» The task
Give again only the lines beginning with the one that contains "Write a component" and ending with the one that contains "const ref = useRef<HTMLDivElement>(null);"; include both of those lines.

» Given information
══════════

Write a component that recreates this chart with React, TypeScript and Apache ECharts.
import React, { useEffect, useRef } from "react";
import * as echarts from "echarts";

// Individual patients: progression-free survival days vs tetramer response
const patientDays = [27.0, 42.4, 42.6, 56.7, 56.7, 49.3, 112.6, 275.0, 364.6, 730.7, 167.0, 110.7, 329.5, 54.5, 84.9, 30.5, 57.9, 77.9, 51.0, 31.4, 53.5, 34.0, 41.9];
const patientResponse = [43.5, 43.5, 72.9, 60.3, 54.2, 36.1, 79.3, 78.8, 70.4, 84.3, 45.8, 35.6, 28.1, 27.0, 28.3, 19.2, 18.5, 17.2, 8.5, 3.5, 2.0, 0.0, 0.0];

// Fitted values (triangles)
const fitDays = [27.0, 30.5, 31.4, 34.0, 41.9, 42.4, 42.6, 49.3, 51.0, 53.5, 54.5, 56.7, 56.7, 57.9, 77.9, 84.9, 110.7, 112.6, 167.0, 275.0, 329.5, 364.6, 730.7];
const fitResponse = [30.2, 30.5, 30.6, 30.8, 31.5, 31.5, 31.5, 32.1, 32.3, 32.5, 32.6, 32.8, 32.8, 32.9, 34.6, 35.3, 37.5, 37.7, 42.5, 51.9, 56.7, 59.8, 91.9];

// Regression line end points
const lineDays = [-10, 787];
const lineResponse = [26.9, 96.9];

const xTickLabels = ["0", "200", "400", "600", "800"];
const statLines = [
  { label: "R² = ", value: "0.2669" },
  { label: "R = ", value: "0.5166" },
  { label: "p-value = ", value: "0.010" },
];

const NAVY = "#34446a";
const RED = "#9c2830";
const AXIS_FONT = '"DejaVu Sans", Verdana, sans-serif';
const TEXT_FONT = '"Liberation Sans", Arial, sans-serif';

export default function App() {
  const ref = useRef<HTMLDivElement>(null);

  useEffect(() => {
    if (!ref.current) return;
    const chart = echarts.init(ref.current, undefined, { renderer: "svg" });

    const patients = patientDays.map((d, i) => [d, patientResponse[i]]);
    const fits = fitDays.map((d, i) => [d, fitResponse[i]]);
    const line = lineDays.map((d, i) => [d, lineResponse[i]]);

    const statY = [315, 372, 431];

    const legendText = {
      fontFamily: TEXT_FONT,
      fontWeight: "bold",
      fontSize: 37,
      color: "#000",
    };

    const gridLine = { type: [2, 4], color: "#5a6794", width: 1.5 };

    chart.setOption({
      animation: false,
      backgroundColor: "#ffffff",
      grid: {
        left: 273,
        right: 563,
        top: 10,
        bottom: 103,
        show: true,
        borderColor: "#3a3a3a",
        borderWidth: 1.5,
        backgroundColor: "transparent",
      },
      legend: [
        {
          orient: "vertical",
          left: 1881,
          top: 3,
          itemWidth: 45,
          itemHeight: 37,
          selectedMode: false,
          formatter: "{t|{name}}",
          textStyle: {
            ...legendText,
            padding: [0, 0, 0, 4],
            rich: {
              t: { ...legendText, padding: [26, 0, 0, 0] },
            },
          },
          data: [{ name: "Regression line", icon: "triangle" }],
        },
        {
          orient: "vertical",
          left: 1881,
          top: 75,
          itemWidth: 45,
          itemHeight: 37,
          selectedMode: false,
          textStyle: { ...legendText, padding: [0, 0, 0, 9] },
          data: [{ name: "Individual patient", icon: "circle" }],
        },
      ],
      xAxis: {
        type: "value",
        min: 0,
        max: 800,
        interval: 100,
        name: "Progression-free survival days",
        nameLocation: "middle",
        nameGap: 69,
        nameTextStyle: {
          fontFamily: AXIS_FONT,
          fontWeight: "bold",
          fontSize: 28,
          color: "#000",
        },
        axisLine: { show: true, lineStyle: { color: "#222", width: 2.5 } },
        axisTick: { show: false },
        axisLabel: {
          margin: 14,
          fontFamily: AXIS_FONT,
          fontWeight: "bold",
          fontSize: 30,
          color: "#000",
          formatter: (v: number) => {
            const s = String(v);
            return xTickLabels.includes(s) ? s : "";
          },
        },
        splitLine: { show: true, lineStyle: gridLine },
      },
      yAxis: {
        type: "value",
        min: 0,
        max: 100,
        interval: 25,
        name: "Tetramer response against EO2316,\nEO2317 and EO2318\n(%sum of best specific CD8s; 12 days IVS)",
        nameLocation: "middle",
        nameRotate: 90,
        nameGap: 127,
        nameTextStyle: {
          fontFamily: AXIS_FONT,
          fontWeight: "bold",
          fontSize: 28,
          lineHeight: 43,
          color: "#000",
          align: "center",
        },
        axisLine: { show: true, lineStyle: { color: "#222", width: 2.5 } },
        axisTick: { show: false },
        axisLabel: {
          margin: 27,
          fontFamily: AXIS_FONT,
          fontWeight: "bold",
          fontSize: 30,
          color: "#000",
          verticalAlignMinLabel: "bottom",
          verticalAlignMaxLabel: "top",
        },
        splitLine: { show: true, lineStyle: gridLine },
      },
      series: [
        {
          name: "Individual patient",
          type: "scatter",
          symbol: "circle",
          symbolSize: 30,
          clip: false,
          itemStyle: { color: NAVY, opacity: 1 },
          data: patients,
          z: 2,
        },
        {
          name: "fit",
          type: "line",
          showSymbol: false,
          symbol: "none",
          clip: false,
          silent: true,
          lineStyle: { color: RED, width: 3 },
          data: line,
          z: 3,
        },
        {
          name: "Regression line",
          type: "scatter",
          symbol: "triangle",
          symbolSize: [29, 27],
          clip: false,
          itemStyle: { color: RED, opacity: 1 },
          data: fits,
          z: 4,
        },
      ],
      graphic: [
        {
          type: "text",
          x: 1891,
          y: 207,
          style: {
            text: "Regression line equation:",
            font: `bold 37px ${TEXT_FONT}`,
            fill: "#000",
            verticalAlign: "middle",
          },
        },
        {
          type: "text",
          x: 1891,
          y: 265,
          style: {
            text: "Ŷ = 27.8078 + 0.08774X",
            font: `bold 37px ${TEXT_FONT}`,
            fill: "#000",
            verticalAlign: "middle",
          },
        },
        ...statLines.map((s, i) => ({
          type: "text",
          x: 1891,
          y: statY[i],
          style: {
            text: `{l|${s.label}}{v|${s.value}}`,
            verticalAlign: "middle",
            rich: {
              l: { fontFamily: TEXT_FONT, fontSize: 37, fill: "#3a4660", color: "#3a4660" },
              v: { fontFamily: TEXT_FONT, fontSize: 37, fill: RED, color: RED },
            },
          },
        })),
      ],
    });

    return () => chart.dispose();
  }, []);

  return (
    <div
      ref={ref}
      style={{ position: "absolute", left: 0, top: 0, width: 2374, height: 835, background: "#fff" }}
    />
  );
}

══════════

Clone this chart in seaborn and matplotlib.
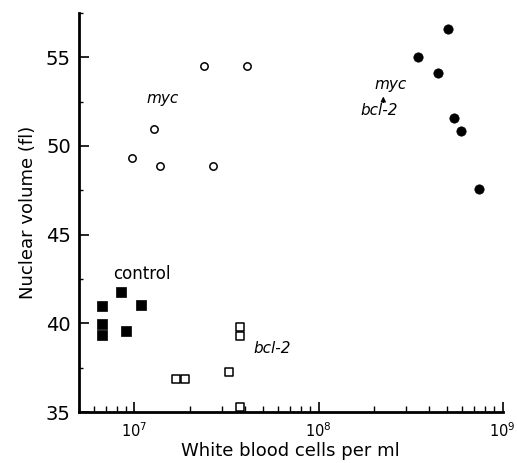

══════════

» Answer to the problem
Write a component that recreates this chart with React, TypeScript and Apache ECharts.
import React, { useEffect, useRef } from "react";
import * as echarts from "echarts";

// Individual patients: progression-free survival days vs tetramer response
const patientDays = [27.0, 42.4, 42.6, 56.7, 56.7, 49.3, 112.6, 275.0, 364.6, 730.7, 167.0, 110.7, 329.5, 54.5, 84.9, 30.5, 57.9, 77.9, 51.0, 31.4, 53.5, 34.0, 41.9];
const patientResponse = [43.5, 43.5, 72.9, 60.3, 54.2, 36.1, 79.3, 78.8, 70.4, 84.3, 45.8, 35.6, 28.1, 27.0, 28.3, 19.2, 18.5, 17.2, 8.5, 3.5, 2.0, 0.0, 0.0];

// Fitted values (triangles)
const fitDays = [27.0, 30.5, 31.4, 34.0, 41.9, 42.4, 42.6, 49.3, 51.0, 53.5, 54.5, 56.7, 56.7, 57.9, 77.9, 84.9, 110.7, 112.6, 167.0, 275.0, 329.5, 364.6, 730.7];
const fitResponse = [30.2, 30.5, 30.6, 30.8, 31.5, 31.5, 31.5, 32.1, 32.3, 32.5, 32.6, 32.8, 32.8, 32.9, 34.6, 35.3, 37.5, 37.7, 42.5, 51.9, 56.7, 59.8, 91.9];

// Regression line end points
const lineDays = [-10, 787];
const lineResponse = [26.9, 96.9];

const xTickLabels = ["0", "200", "400", "600", "800"];
const statLines = [
  { label: "R² = ", value: "0.2669" },
  { label: "R = ", value: "0.5166" },
  { label: "p-value = ", value: "0.010" },
];

const NAVY = "#34446a";
const RED = "#9c2830";
const AXIS_FONT = '"DejaVu Sans", Verdana, sans-serif';
const TEXT_FONT = '"Liberation Sans", Arial, sans-serif';

export default function App() {
  const ref = useRef<HTMLDivElement>(null);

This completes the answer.